Touré may have run his course, like a leased executive car in need of a late-stage refit, but there are others at City who have proved to be stayers. Pablo Zabaleta, for example, a full-back of such huskily stoical determination you half expect to look down and notice he's played the entire second half with a rescued child under one arm or a sickly seal pup in a papoose around his neck. Or Sergio Agüero who – where Carlos Tevez remains essentially a source of hired human enthusiasm, the Premier League equivalent of a really energetic children's party entertainer – is a creature of pure football, a player who from a distance even looks a bit like a football, seeming at full speed not so much to run as to propel himself about the pitch with a pulse of his brilliantly rubberised limbs.

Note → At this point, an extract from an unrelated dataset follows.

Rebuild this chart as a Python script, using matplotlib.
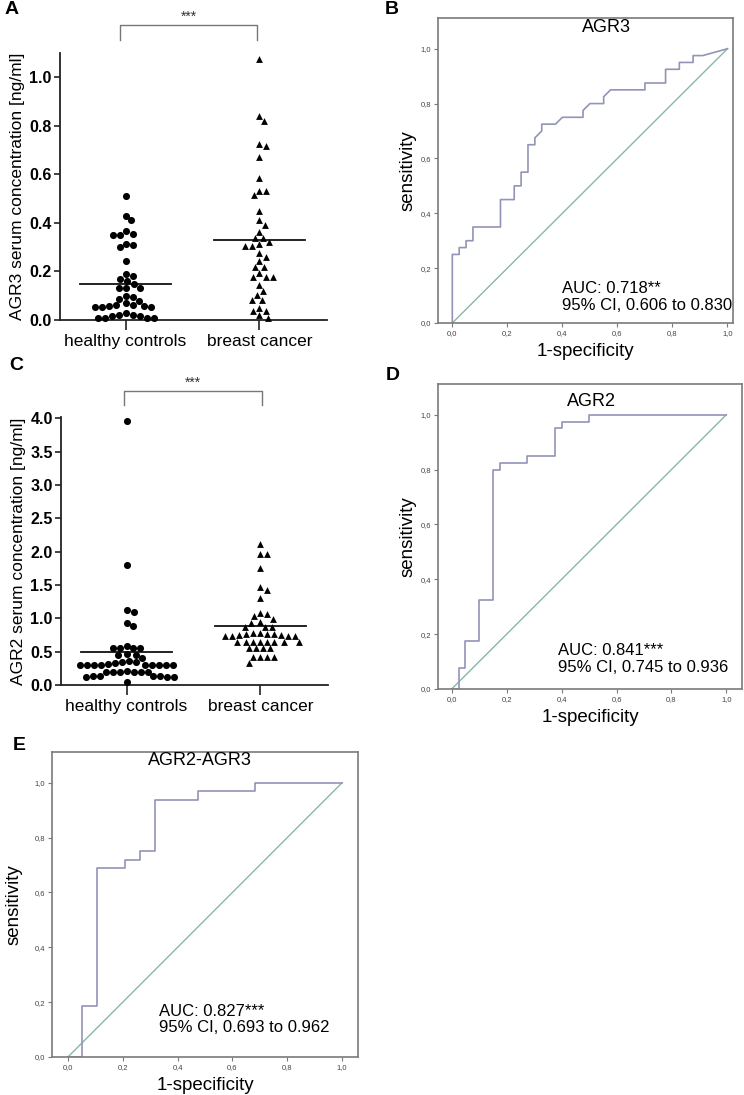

In the end this is perhaps simply a shift of tone. The idea of the semi-permanent superstar player may have congealed a little, to the extent that a club's faded star turn can pretty much announce he's leaving and draw little more than a slightly jaded yawn. Against this it must be said that City's gentlemanly Sheikhs appear to have a different kind of club in mind in the long-run. That high spec academy will, it is hoped, begin to bear blue-veined fruit in time. Plus, lest we forget, they also bought Scott Sinclair and Jack Rodwell last summer, albeit in the same way Prince Charles might purchase a hand-crafted native pot in some overpriced tourist bazaar, nodding and smiling politely before allowing it to be buried forever behind a screen in one of the minor guest bedrooms.

Beyond this City are still the kind of club where a narrative of more recognisable struggles runs deeper than any more recent Zod-like impulses. And where the more absorbing footballing processes seem likely to reassert themselves in time. Perhaps bringing with them the kind of success that feels – Yaya! Stay awhile! – like it may even be worth sticking around for.